そして、佐野が失ったものとは、「ハラハラドキドキ」する感覚であろう。
【佐野が水千組の「客分」として仕掛けることは?】
当然、金融取引で大損失を与えることが予想できる。それは、「バクちゃんにすがって」いるからである
ところで、麦秋と佐野の関係であるが、麦秋は佐野の「裏の稼業」のことを知っていたように振舞っていたことがあった(第六話で、佐野が暴追センターに戻ろうとしたとき、「あなたはあなたの仕事をしてください」と言り、第九話でも「あなたはあなたの仕事に戻ってください」と言ったりしている)が、佐野の過去を知っていたわけでもないのだろうか。
佐野が仕掛けたことについては、予想通りの展開となった。
そして、麦秋と佐野の関係である。麦秋が「外から貴船組を追い詰め」、「中から追い詰める人間」として、谷川に選ばれたのが佐野だったということが明らかになった。そういう人物がいることを麦秋が知っていたのは自明だが、それが佐野だと麦秋が知っていたかどうか。佐野の過去は知らないが佐野がそういう裏稼業をしていることは麦秋も知っていたという整理でよさそうだ。
【関東貴船組はどうなる?】
傘下の二次団体、浅間組と武尊組は抗争を起こして、おそらく組長以下、逮捕の憂き目に会うだろう。そこに資金源の水千組の客分が大損失を与えるとすると、経済的に大打撃を受けることになる。あとは「橘の親父の兄貴分」の赤城会が残っているが…
そして、偽装離脱がバレて橘勲の息子、橘麦蒔の仮釈放は取り消されたはずだが、彼は登場するのか?そして、どのような立場を取るのだろうか?
麦秋は、関東貴船組の崩壊を容認するのか?まかり間違っても、麦秋が関東貴船組を継ぐ、なんて話になったら、私はテレビを投げ捨ててしまいたくなるくらい怒りを覚えるだろう。
幸いにも、「テレビを投げ捨ててしまいたくなるくらい怒りを覚える」ことはなかった。
関東貴船組本部、二次団体水千組は解散したことになるが、一部の構成員は赤城会に引き取られ、浅間組と武尊組も組長が逮捕されながらも存続されたことになる。
水田が偽装離脱を証言する件をなかったことにしたことで、橘麦蒔は仮釈放された。
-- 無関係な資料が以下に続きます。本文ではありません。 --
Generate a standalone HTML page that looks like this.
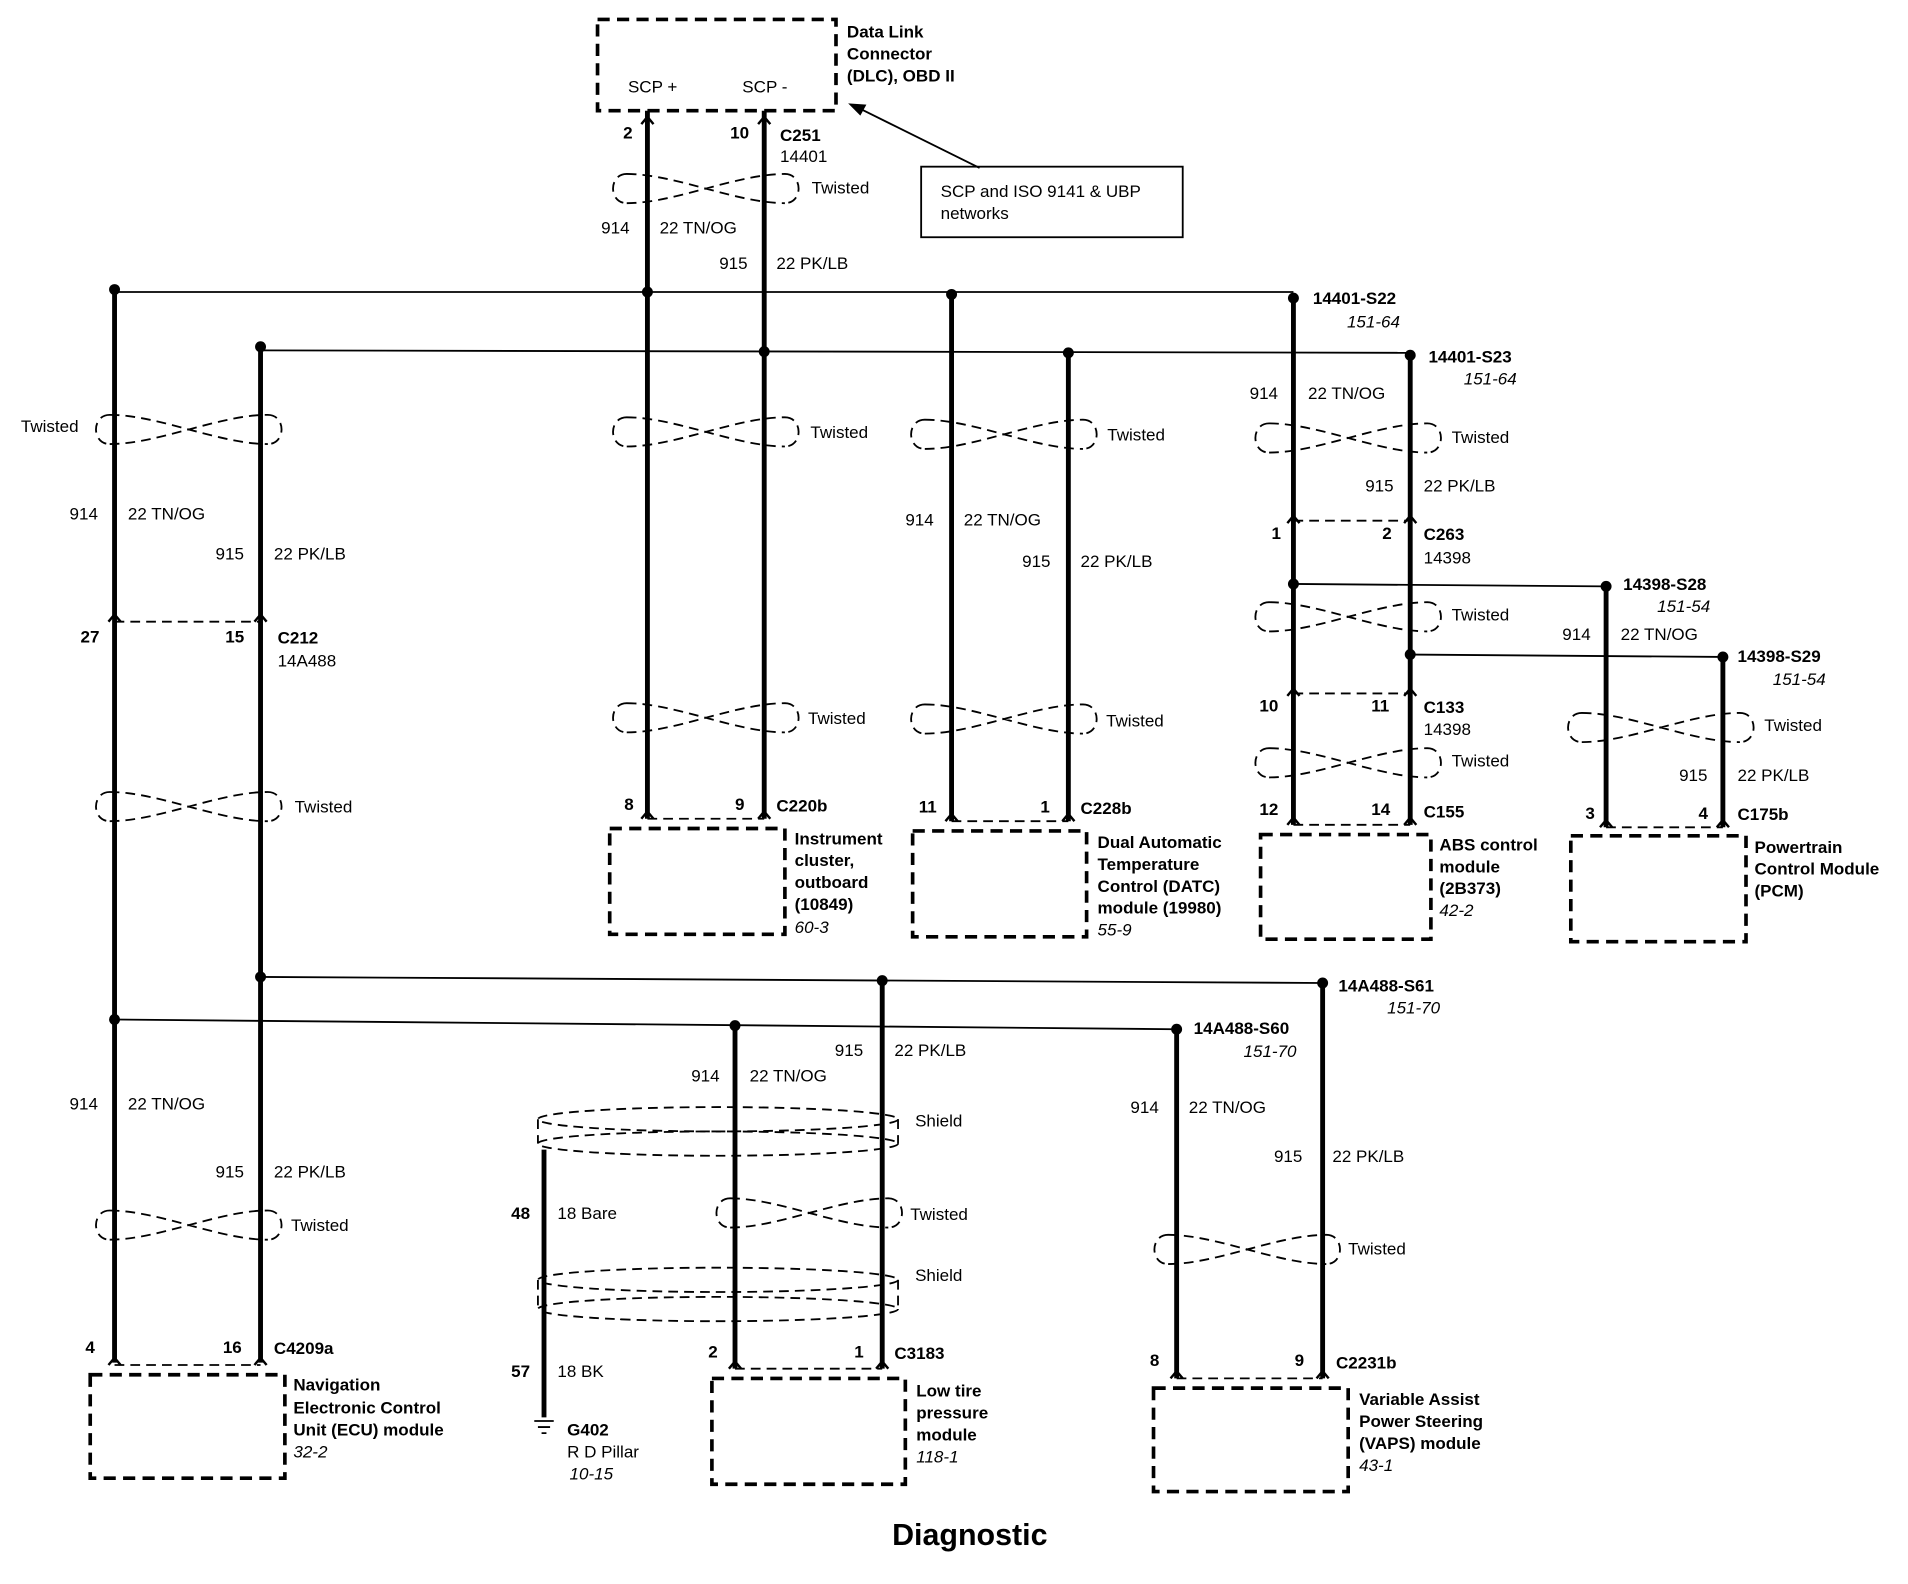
<!DOCTYPE html>
<html><head><meta charset="utf-8"><style>
html,body{margin:0;padding:0;background:#fff}
svg{display:block}
text{font-family:"Liberation Sans",sans-serif;font-size:14px;fill:#000}
.b{font-weight:bold}
.i{font-style:italic}
.w{stroke:#000;stroke-width:4;fill:none}
.t{stroke:#000;stroke-width:1.5;fill:none}
.d{stroke:#000;stroke-width:3;fill:none;stroke-dasharray:10 6}
.dl{stroke:#000;stroke-width:1.5;fill:none;stroke-dasharray:8 5}
</style></head><body>
<svg width="1908" height="1584" viewBox="0 0 1568 1302" xmlns="http://www.w3.org/2000/svg">
<defs>
<g id="tw"><path class="dl" d="M10,-12 C-5,-12 -5,12 10,12 M140,-12 C155,-12 155,12 140,12 M10,-12 C50,-12 100,12 140,12 M10,12 C50,12 100,-12 140,-12"/></g>
<g id="ch"><polyline class="t" points="-5,6 0,0 5,6" style="stroke-width:2"/></g>
</defs>

<!-- DLC -->
<rect class="d" x="491" y="16" width="196" height="75"/>
<text x="516" y="76">SCP +</text><text x="610" y="76">SCP -</text>
<text class="b" x="696" y="31">Data Link</text><text class="b" x="696" y="49">Connector</text><text class="b" x="696" y="67">(DLC), OBD II</text>
<line class="w" x1="532" y1="91" x2="532" y2="673"/><line class="w" x1="628" y1="91" x2="628" y2="673"/>
<use href="#ch" x="532" y="96"/><use href="#ch" x="628" y="96"/>
<text class="b" x="512" y="114">2</text><text class="b" x="600" y="114">10</text>
<text class="b" x="641" y="116">C251</text><text x="641" y="133">14401</text>
<line class="t" x1="805" y1="138" x2="702" y2="87"/><polygon points="697,85 712,86 707,95"/>
<rect class="t" x="757" y="137" width="215" height="58"/>
<text x="773" y="162">SCP and ISO 9141 &amp; UBP</text><text x="773" y="180">networks</text>
<use href="#tw" x="505" y="155"/><text x="667" y="159">Twisted</text>
<text x="494" y="192">914</text><text x="542" y="192">22  TN/OG</text>
<text x="591" y="221">915</text><text x="638" y="221">22  PK/LB</text>

<!-- buses -->
<line class="t" x1="94" y1="240" x2="1063" y2="240"/>
<line class="t" x1="214" y1="288" x2="1159" y2="290"/>
<g fill="#000"><circle cx="94" cy="238" r="4.5"/><circle cx="532" cy="240" r="4.5"/><circle cx="782" cy="242" r="4.5"/><circle cx="1063" cy="245" r="4.5"/>
<circle cx="214" cy="285" r="4.5"/><circle cx="628" cy="289" r="4.5"/><circle cx="878" cy="290" r="4.5"/><circle cx="1159" cy="292" r="4.5"/></g>
<text class="b" x="1079" y="250">14401-S22</text><text class="i" x="1107" y="269">151-64</text>
<text class="b" x="1174" y="298">14401-S23</text><text class="i" x="1203" y="316">151-64</text>

<!-- left -->
<line class="w" x1="94" y1="240" x2="94" y2="1120"/><line class="w" x1="214" y1="286" x2="214" y2="1120"/>
<use href="#tw" x="80" y="353"/><text x="17" y="355">Twisted</text>
<text x="57" y="427">914</text><text x="105" y="427">22  TN/OG</text>
<text x="177" y="460">915</text><text x="225" y="460">22  PK/LB</text>
<line class="dl" x1="94" y1="511" x2="214" y2="511"/><use href="#ch" x="94" y="505"/><use href="#ch" x="214" y="505"/>
<text class="b" x="66" y="528">27</text><text class="b" x="185" y="528">15</text>
<text class="b" x="228" y="529">C212</text><text x="228" y="548">14A488</text>
<use href="#tw" x="80" y="663"/><text x="242" y="668">Twisted</text>
<line class="t" x1="94" y1="838" x2="967" y2="846"/>
<line class="t" x1="214" y1="803" x2="1087" y2="808"/>
<g fill="#000"><circle cx="94" cy="838" r="4.5"/><circle cx="604" cy="843" r="4.5"/><circle cx="967" cy="846" r="4.5"/>
<circle cx="214" cy="803" r="4.5"/><circle cx="725" cy="806" r="4.5"/><circle cx="1087" cy="808" r="4.5"/></g>
<text class="b" x="1100" y="815">14A488-S61</text><text class="i" x="1140" y="833">151-70</text>
<text class="b" x="981" y="850">14A488-S60</text><text class="i" x="1022" y="869">151-70</text>
<text x="57" y="912">914</text><text x="105" y="912">22  TN/OG</text>
<text x="177" y="968">915</text><text x="225" y="968">22  PK/LB</text>
<use href="#tw" x="80" y="1007"/><text x="239" y="1012">Twisted</text>
<line class="dl" x1="94" y1="1122" x2="214" y2="1122"/><use href="#ch" x="94" y="1116"/><use href="#ch" x="214" y="1116"/>
<text class="b" x="70" y="1112">4</text><text class="b" x="183" y="1112">16</text><text class="b" x="225" y="1113">C4209a</text>
<rect class="d" x="74" y="1130" width="160" height="85"/>
<text class="b" x="241" y="1143">Navigation</text><text class="b" x="241" y="1162">Electronic Control</text><text class="b" x="241" y="1180">Unit (ECU) module</text><text class="i" x="241" y="1198">32-2</text>

<!-- instrument -->
<use href="#tw" x="505" y="355"/><text x="666" y="360">Twisted</text>
<use href="#tw" x="505" y="590"/><text x="664" y="595">Twisted</text>
<line class="dl" x1="532" y1="673" x2="628" y2="673"/><use href="#ch" x="532" y="667"/><use href="#ch" x="628" y="667"/>
<text class="b" x="513" y="666">8</text><text class="b" x="604" y="666">9</text><text class="b" x="638" y="667">C220b</text>
<rect class="d" x="501" y="681" width="144" height="87"/>
<text class="b" x="653" y="694">Instrument</text><text class="b" x="653" y="712">cluster,</text><text class="b" x="653" y="730">outboard</text><text class="b" x="653" y="748">(10849)</text><text class="i" x="653" y="767">60-3</text>

<!-- DATC -->
<line class="w" x1="782" y1="242" x2="782" y2="675"/><line class="w" x1="878" y1="290" x2="878" y2="675"/>
<use href="#tw" x="750" y="357"/><text x="910" y="362">Twisted</text>
<text x="744" y="432">914</text><text x="792" y="432">22  TN/OG</text>
<text x="840" y="466">915</text><text x="888" y="466">22  PK/LB</text>
<use href="#tw" x="750" y="591"/><text x="909" y="597">Twisted</text>
<line class="dl" x1="782" y1="675" x2="878" y2="675"/><use href="#ch" x="782" y="669"/><use href="#ch" x="878" y="669"/>
<text class="b" x="755" y="668">11</text><text class="b" x="855" y="668">1</text><text class="b" x="888" y="669">C228b</text>
<rect class="d" x="750" y="683" width="143" height="87"/>
<text class="b" x="902" y="697">Dual Automatic</text><text class="b" x="902" y="715">Temperature</text><text class="b" x="902" y="733">Control (DATC)</text><text class="b" x="902" y="751">module (19980)</text><text class="i" x="902" y="769">55-9</text>

<!-- ABS -->
<line class="w" x1="1063" y1="245" x2="1063" y2="678"/><line class="w" x1="1159" y1="292" x2="1159" y2="678"/>
<text x="1027" y="328">914</text><text x="1075" y="328">22  TN/OG</text>
<use href="#tw" x="1033" y="360"/><text x="1193" y="364">Twisted</text>
<text x="1122" y="404">915</text><text x="1170" y="404">22  PK/LB</text>
<line class="dl" x1="1063" y1="428" x2="1159" y2="428"/><use href="#ch" x="1063" y="424"/><use href="#ch" x="1159" y="424"/>
<text class="b" x="1045" y="443">1</text><text class="b" x="1136" y="443">2</text><text class="b" x="1170" y="444">C263</text><text x="1170" y="463">14398</text>
<line class="t" x1="1063" y1="480" x2="1320" y2="482"/>
<line class="t" x1="1159" y1="538" x2="1416" y2="540"/>
<g fill="#000"><circle cx="1063" cy="480" r="4.5"/><circle cx="1320" cy="482" r="4.5"/><circle cx="1159" cy="538" r="4.5"/><circle cx="1416" cy="540" r="4.5"/></g>
<use href="#tw" x="1033" y="507"/><text x="1193" y="510">Twisted</text>
<text class="b" x="1334" y="485">14398-S28</text><text class="i" x="1362" y="503">151-54</text>
<text class="b" x="1428" y="544">14398-S29</text><text class="i" x="1457" y="563">151-54</text>
<line class="dl" x1="1063" y1="570" x2="1159" y2="570"/><use href="#ch" x="1063" y="566"/><use href="#ch" x="1159" y="566"/>
<text class="b" x="1035" y="585">10</text><text class="b" x="1127" y="585">11</text><text class="b" x="1170" y="586">C133</text><text x="1170" y="604">14398</text>
<use href="#tw" x="1033" y="627"/><text x="1193" y="630">Twisted</text>
<line class="dl" x1="1063" y1="678" x2="1159" y2="678"/><use href="#ch" x="1063" y="672"/><use href="#ch" x="1159" y="672"/>
<text class="b" x="1035" y="670">12</text><text class="b" x="1127" y="670">14</text><text class="b" x="1170" y="672">C155</text>
<rect class="d" x="1036" y="686" width="140" height="86"/>
<text class="b" x="1183" y="699">ABS control</text><text class="b" x="1183" y="717">module</text><text class="b" x="1183" y="735">(2B373)</text><text class="i" x="1183" y="753">42-2</text>

<!-- PCM -->
<line class="w" x1="1320" y1="482" x2="1320" y2="680"/><line class="w" x1="1416" y1="540" x2="1416" y2="680"/>
<text x="1284" y="526">914</text><text x="1332" y="526">22  TN/OG</text>
<use href="#tw" x="1290" y="598"/><text x="1450" y="601">Twisted</text>
<text x="1380" y="642">915</text><text x="1428" y="642">22  PK/LB</text>
<line class="dl" x1="1320" y1="680" x2="1416" y2="680"/><use href="#ch" x="1320" y="674"/><use href="#ch" x="1416" y="674"/>
<text class="b" x="1303" y="673">3</text><text class="b" x="1396" y="673">4</text><text class="b" x="1428" y="674">C175b</text>
<rect class="d" x="1291" y="687" width="144" height="87"/>
<text class="b" x="1442" y="701">Powertrain</text><text class="b" x="1442" y="719">Control Module</text><text class="b" x="1442" y="737">(PCM)</text>

<!-- Low tire -->
<line class="w" x1="604" y1="843" x2="604" y2="1125"/><line class="w" x1="725" y1="806" x2="725" y2="1125"/>
<text x="686" y="868">915</text><text x="735" y="868">22  PK/LB</text>
<text x="568" y="889">914</text><text x="616" y="889">22  TN/OG</text>
<ellipse class="dl" cx="590" cy="920" rx="148" ry="10"/><ellipse class="dl" cx="590" cy="940" rx="148" ry="10"/>
<line class="dl" x1="442" y1="920" x2="442" y2="940"/><line class="dl" x1="738" y1="920" x2="738" y2="940"/>
<text x="752" y="926">Shield</text>
<ellipse class="dl" cx="590" cy="1052" rx="148" ry="10"/><ellipse class="dl" cx="590" cy="1076" rx="148" ry="10"/>
<line class="dl" x1="442" y1="1052" x2="442" y2="1076"/><line class="dl" x1="738" y1="1052" x2="738" y2="1076"/>
<text x="752" y="1053">Shield</text>
<line class="w" x1="447" y1="945" x2="447" y2="1165"/>
<path class="t" d="M439,1168 H455 M442,1173 H452 M445,1178 H449"/>
<text class="b" x="420" y="1002">48</text><text x="458" y="1002">18  Bare</text>
<text class="b" x="420" y="1132">57</text><text x="458" y="1132">18  BK</text>
<text class="b" x="466" y="1180">G402</text><text x="466" y="1198">R D Pillar</text><text class="i" x="468" y="1216">10-15</text>
<use href="#tw" x="590" y="997"/><text x="748" y="1003">Twisted</text>
<line class="dl" x1="604" y1="1125" x2="725" y2="1125"/><use href="#ch" x="604" y="1119"/><use href="#ch" x="725" y="1119"/>
<text class="b" x="582" y="1116">2</text><text class="b" x="702" y="1116">1</text><text class="b" x="735" y="1117">C3183</text>
<rect class="d" x="585" y="1133" width="159" height="87"/>
<text class="b" x="753" y="1148">Low tire</text><text class="b" x="753" y="1166">pressure</text><text class="b" x="753" y="1184">module</text><text class="i" x="753" y="1202">118-1</text>

<!-- VAPS -->
<line class="w" x1="967" y1="846" x2="967" y2="1133"/><line class="w" x1="1087" y1="808" x2="1087" y2="1133"/>
<text x="929" y="915">914</text><text x="977" y="915">22  TN/OG</text>
<text x="1047" y="955">915</text><text x="1095" y="955">22  PK/LB</text>
<use href="#tw" x="950" y="1027"/><text x="1108" y="1031">Twisted</text>
<line class="dl" x1="967" y1="1133" x2="1087" y2="1133"/><use href="#ch" x="967" y="1127"/><use href="#ch" x="1087" y="1127"/>
<text class="b" x="945" y="1123">8</text><text class="b" x="1064" y="1123">9</text><text class="b" x="1098" y="1125">C2231b</text>
<rect class="d" x="948" y="1141" width="160" height="85"/>
<text class="b" x="1117" y="1155">Variable Assist</text><text class="b" x="1117" y="1173">Power Steering</text><text class="b" x="1117" y="1191">(VAPS) module</text><text class="i" x="1117" y="1209">43-1</text>

<text class="b" x="797" y="1270" text-anchor="middle" style="font-size:25px">Diagnostic</text>
</svg>
</body></html>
また今回、橘麦蒔は「静岡刑務所で会った土木会社の社長」と養子縁組することになったことになっている。第八話では、麦秋がこの養子縁組を後押ししたような表現になっていて、やはりこれは不自然な流れであった。
【それでも小ネタはあるのか?】
堤監督のことだから、ハードな展開になっても、小ネタ満載でやってくれるものと期待している。
ハードな展開というか、むしろ、今回は今までの鬱憤?を晴らすかのように、小ネタが満載だった印象を受ける。